Nordkapp is a Hurtigruten ship built in 1996 by Kleven Verft, Norway, for Ofotens og Vesteraalens Dampskibsselskab for use in Hurtigruten ferry service along the coast of Norway. She is a sister ship of Polarlys and Nordnorge. Nordkapp is one of 11 ships that travel the Norwegian coast from Bergen to Kirkenes.

Nordkapp (North Cape) is named after the North Cape on the island of Magerøya in Northern Norway.

==Characteristics ==
The ship has a speed of 15 knots, is 123.3 meters (404.5 feet), and weights about 11,386 gross tons.

The ship has seven decks:
- Decks 2–3, 5–6 are passenger cabins.
- Deck 4 contains the restaurant, a lounge, a small library, two conference rooms, and a café open 24-hours.
- Deck 7 features a bar/lounge and a panorama lounge.
- Deck 1 is crew quarters and is off limits to passenger guests.

Passengers can access outside decks for lounging or viewing the scenery. These can be found on:
- all sides of deck 5,
- the stern of deck 6, and
- from the sundeck and panorama lounge in the bow and stern of deck 7.

In addition to standard amenities on the ship, there an exercise room, a sauna and a children's play room/ball room.

There are 481 beds and has a passenger capacity of 691 persons. There are a combination of interior and exterior cabins of varying sizes and passenger capacities. There are also a small selection of suites available. Each standard cabin (non-suite) is equipped with either two or three single beds (not movable) and a private washroom with shower, sink, and toilet. Suite cabins have a small lounge area with a table, sofa, and chair. They also feature a double or queen-sized bed, a TV, a desk, and a minibar.

The boat can also take 45 cars on its car deck.

==History of MS Nordkapp==
The Ofotens and Vesteraalens steamship company commissioned a new ship which was to be built at the Kværner Kleven shipyard in Ulsteinvik.

It was christened on 23 March 1996 by Queen Sonja of Norway in a double ceremony with Polarlys, which was built at a neighbouring shipyard.

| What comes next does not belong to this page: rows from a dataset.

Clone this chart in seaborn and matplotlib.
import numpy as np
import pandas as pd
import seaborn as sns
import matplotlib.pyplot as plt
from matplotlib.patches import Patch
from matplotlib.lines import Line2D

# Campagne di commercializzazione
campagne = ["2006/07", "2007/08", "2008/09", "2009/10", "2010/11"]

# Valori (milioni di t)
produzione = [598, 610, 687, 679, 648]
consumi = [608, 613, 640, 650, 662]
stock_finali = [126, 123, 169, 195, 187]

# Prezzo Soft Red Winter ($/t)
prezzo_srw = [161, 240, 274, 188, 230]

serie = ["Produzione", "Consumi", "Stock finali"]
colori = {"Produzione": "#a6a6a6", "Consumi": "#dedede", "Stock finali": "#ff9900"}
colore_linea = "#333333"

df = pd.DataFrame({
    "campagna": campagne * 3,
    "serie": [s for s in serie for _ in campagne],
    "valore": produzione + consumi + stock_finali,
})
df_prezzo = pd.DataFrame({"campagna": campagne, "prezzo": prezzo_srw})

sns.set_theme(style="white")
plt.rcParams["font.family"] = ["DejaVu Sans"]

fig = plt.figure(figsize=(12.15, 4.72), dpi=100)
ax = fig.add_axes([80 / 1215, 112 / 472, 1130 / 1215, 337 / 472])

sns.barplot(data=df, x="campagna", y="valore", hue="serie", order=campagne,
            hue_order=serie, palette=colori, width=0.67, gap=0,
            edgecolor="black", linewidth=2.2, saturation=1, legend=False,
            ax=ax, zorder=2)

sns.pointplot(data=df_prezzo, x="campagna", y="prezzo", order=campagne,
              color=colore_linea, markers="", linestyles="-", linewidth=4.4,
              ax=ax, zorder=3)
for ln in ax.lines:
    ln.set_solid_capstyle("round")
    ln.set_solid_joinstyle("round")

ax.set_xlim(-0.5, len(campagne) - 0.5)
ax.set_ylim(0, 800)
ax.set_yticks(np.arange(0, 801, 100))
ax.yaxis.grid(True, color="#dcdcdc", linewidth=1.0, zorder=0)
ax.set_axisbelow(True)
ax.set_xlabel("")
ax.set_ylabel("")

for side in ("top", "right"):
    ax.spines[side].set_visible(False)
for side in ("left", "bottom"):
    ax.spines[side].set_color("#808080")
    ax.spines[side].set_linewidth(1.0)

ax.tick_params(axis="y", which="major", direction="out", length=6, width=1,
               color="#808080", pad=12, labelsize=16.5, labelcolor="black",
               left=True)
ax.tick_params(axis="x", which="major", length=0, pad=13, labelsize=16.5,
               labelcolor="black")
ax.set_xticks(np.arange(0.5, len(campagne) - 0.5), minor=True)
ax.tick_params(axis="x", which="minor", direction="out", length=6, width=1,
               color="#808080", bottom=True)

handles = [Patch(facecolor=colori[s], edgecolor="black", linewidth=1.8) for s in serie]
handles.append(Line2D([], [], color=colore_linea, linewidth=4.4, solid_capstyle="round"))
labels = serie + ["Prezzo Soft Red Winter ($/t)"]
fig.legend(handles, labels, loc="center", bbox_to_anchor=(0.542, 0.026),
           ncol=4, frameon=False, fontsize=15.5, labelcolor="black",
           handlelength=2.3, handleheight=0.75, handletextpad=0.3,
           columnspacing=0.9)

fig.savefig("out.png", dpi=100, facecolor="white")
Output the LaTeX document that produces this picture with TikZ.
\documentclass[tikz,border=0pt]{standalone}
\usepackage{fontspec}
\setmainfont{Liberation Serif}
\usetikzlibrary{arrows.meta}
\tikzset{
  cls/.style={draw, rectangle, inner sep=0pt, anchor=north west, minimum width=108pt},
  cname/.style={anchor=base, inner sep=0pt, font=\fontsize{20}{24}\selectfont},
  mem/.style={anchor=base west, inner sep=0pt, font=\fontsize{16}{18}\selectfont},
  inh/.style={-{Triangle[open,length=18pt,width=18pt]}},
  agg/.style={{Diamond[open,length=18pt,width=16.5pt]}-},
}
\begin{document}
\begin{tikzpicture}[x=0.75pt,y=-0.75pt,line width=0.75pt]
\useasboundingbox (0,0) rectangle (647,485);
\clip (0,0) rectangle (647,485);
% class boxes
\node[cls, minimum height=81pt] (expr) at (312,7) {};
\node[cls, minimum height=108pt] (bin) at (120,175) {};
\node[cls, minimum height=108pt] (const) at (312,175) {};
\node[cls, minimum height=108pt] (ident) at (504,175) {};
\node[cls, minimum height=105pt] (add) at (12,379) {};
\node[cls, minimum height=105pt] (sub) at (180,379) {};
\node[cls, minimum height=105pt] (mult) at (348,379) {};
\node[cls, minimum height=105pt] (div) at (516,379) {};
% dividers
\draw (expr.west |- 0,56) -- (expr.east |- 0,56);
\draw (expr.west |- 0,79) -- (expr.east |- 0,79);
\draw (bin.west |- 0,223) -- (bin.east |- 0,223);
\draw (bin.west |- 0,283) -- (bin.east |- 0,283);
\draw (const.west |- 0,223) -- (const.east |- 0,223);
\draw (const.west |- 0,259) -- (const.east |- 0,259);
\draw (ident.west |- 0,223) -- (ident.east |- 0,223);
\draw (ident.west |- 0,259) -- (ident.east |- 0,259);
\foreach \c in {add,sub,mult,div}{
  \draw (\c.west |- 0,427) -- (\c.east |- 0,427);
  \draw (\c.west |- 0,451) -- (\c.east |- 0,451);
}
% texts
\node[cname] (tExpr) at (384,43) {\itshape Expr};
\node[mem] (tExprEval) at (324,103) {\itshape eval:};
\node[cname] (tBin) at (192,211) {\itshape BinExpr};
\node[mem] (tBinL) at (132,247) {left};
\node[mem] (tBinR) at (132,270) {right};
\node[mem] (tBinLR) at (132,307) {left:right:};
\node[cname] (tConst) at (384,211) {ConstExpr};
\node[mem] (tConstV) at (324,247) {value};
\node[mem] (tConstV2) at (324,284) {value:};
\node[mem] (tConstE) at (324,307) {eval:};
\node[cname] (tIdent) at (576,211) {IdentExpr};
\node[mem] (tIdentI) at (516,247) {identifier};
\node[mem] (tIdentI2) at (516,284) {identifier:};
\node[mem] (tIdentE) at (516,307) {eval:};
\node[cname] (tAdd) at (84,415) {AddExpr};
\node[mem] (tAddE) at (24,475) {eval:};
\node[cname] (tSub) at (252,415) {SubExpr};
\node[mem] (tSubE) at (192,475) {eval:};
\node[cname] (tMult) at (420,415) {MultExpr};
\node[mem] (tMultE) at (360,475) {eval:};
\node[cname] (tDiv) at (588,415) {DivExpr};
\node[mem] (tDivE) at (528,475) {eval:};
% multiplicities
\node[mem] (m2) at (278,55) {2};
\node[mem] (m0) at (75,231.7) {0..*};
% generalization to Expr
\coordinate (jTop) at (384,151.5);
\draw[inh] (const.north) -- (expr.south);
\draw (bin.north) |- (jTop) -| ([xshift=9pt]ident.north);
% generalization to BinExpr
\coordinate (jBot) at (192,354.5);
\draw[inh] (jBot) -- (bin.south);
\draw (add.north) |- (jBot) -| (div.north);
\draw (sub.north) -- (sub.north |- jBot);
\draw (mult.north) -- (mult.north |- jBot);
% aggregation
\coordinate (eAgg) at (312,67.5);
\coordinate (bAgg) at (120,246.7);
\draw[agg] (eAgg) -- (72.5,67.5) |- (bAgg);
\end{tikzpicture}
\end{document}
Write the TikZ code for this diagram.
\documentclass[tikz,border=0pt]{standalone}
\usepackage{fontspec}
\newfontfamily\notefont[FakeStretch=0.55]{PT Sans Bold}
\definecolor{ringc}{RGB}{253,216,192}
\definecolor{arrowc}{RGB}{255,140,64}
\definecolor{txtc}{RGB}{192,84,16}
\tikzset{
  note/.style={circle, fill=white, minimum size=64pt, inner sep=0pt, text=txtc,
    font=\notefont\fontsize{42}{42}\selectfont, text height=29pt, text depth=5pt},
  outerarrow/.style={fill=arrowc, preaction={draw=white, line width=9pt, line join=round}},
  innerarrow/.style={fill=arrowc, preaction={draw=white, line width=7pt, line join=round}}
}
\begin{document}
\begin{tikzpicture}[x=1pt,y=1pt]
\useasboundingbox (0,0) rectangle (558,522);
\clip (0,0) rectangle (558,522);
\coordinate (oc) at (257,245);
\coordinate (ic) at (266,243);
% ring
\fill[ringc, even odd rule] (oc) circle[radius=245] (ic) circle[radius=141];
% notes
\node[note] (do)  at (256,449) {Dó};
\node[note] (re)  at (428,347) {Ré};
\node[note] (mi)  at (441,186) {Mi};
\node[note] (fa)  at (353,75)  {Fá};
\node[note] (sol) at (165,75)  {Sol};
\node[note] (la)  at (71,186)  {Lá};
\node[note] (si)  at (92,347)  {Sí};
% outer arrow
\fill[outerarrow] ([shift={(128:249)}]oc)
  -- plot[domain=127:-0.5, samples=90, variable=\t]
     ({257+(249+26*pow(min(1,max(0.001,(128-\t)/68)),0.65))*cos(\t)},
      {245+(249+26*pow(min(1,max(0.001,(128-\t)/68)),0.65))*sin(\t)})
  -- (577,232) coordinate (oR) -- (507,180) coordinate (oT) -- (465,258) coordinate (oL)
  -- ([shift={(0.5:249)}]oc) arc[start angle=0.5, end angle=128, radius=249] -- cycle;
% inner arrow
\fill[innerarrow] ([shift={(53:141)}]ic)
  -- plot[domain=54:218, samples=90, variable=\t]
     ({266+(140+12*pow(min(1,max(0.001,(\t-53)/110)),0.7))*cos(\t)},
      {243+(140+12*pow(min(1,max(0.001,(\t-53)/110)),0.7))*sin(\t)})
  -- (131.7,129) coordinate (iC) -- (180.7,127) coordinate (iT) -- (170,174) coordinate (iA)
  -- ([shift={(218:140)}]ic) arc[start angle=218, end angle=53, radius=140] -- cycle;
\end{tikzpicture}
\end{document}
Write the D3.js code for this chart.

On 18 February 1997, Nordkapp travelled to Trondheim to work as a hotel ship during the FIS Nordic World Ski Championships 1997

On 29 November 2001 at 7:40pm the ship suffered a total engine failure on both main engines outside Henningsvær in Lofoten. The ship dropped both anchors to avoid running aground while the evacuation was prepared, but after 2 hours the engineers managed to start the engine and the ship returned to Bodø, Norway.

In 2005, MS Nordkapp was taken out the Norwegian coastal route and put into service in the Baltic Sea before cruising Antarctica to Chile. In 2005 and 2006, Nordkapp would sail the western coast of Norway during spring, summer, and part of fall before returning to sail the Chile/Antarctica route in the winter (summer in the Southern Hemisphere). In May 2007, MS Nordkapp returned full-time to Norway's coastal route.

In January 2007, the vessel ran aground off Deception Island, part of the South Shetland Islands, without reported injuries.